For years afterward, I would return to that corner in my imagination. Every hero in every story I watched or read fought back against villains. Who is an older boy who picks a fight with a younger boy but a villain? I didn’t want to be a coward, and doing nothing seemed cowardly. So I would fight back in my imagination, would have somehow learned Kung Fu’s lethal choreography – but these fantasies never satisfied me. They left me with the same restlessness I sensed in the angry boys, as if that one fight wouldn’t be enough, as if I’d need another villain and another villain and another villain, just as Kwai Chang Caine managed to find every week.
Then when one summer evening when I was sixteen, I was on my way to my girlfriend’s house. She lived a little beyond where Summit Ave School used to stand, and so I followed the same path I used to walk when I was a kid going to school. Halfway to her house I came to the same corner, and looking up from my thoughts I saw him: the same bleach blond hair and the same freckles, only now he and I were the same height. He was riding a ten-speed bike, and he peddled over to me and asked if I had a cigarette. I didn’t. He began riding in a circle near me, asking what I was up to, where I was going. I told him I was going to see my girlfriend and this pleased him.

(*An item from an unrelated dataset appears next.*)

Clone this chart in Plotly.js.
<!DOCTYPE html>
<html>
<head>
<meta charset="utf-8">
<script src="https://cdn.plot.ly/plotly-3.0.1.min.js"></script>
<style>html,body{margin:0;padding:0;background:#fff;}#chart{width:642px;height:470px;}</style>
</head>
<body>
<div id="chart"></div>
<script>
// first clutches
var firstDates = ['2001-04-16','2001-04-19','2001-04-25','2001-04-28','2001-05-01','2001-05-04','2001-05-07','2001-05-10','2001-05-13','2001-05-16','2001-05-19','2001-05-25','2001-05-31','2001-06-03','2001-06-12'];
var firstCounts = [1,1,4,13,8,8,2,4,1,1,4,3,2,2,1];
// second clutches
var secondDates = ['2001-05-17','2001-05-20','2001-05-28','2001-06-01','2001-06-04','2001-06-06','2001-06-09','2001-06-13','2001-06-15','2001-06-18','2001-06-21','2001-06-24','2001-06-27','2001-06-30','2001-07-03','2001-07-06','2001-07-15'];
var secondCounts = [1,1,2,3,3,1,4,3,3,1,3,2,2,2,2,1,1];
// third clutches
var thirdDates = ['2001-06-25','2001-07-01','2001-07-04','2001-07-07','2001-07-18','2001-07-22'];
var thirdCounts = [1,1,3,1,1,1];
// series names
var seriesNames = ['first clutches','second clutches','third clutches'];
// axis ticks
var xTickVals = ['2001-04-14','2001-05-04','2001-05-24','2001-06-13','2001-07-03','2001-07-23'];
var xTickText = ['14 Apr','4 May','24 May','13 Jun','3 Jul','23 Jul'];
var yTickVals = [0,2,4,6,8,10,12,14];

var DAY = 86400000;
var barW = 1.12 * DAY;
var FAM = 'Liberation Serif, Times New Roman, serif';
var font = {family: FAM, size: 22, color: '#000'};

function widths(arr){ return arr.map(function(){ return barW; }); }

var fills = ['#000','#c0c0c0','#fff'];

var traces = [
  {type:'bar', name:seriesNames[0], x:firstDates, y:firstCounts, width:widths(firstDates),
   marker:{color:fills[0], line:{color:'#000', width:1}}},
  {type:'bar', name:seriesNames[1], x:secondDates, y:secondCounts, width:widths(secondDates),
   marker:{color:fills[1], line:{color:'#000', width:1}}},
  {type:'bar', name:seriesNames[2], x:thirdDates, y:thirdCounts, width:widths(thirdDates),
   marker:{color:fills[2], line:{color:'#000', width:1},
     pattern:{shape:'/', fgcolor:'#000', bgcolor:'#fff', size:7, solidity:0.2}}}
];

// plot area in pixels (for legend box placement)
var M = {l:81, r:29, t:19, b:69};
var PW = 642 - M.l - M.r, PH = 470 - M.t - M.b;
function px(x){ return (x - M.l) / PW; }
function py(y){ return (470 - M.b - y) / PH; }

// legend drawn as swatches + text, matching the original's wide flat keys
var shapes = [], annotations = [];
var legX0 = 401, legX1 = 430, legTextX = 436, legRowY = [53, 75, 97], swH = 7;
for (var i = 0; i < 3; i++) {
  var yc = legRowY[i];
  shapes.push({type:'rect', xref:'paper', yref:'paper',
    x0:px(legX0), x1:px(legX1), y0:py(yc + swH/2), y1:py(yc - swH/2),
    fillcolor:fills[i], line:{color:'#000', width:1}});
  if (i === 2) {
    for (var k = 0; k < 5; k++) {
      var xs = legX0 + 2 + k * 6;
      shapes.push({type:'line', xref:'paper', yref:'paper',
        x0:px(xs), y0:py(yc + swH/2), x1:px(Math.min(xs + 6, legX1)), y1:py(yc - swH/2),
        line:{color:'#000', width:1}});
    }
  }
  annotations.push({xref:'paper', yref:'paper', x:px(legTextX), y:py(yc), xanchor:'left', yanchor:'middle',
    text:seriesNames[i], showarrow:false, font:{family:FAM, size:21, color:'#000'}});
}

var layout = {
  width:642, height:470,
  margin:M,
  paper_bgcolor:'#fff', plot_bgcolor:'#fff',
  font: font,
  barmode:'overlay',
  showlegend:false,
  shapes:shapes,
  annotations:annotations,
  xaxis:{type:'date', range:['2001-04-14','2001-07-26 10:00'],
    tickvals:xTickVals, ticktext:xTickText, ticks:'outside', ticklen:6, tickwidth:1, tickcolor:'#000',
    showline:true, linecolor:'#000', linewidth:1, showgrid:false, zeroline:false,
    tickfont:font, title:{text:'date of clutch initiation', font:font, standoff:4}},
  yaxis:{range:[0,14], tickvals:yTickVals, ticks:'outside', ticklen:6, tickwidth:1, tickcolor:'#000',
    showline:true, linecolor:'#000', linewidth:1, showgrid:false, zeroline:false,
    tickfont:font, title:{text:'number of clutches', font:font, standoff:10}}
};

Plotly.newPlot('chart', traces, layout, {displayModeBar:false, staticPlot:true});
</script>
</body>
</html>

I kept wondering if he remembered me and that headlock. If he did, nothing in his face betrayed that. He just kept circling in on his bike, talking about girls now, and also cigarettes and some plan he had for how he would get cigarettes even though he had no money. I got the feeling that if I wanted, I could join him on his evening’s adventure, and that he and I could be become criminal friends. I had learned by this time that I knew how to be friends with just about anybody. It was a good skill to have, but one you had to employ strategically. So I told him I was sorry, that my girlfriend was expecting me. This pleased him again, and he gave me a wink and peddled off into the evening.
Funny, I thought as I watched him go, that I wasn’t scared of him at all. In fact, I couldn’t remember the last time I’d been scared of another boy. When did that happen? It felt like just yesterday that the threat of fighting hung over my daily life like a test I’d soon have to take. As I passed the parking lot that used to be Summit Ave School, I retraced the years in my mind, boy after boy after boy until I was at that corner again, doing nothing in the headlock, about to defeat the only villain I would ever know.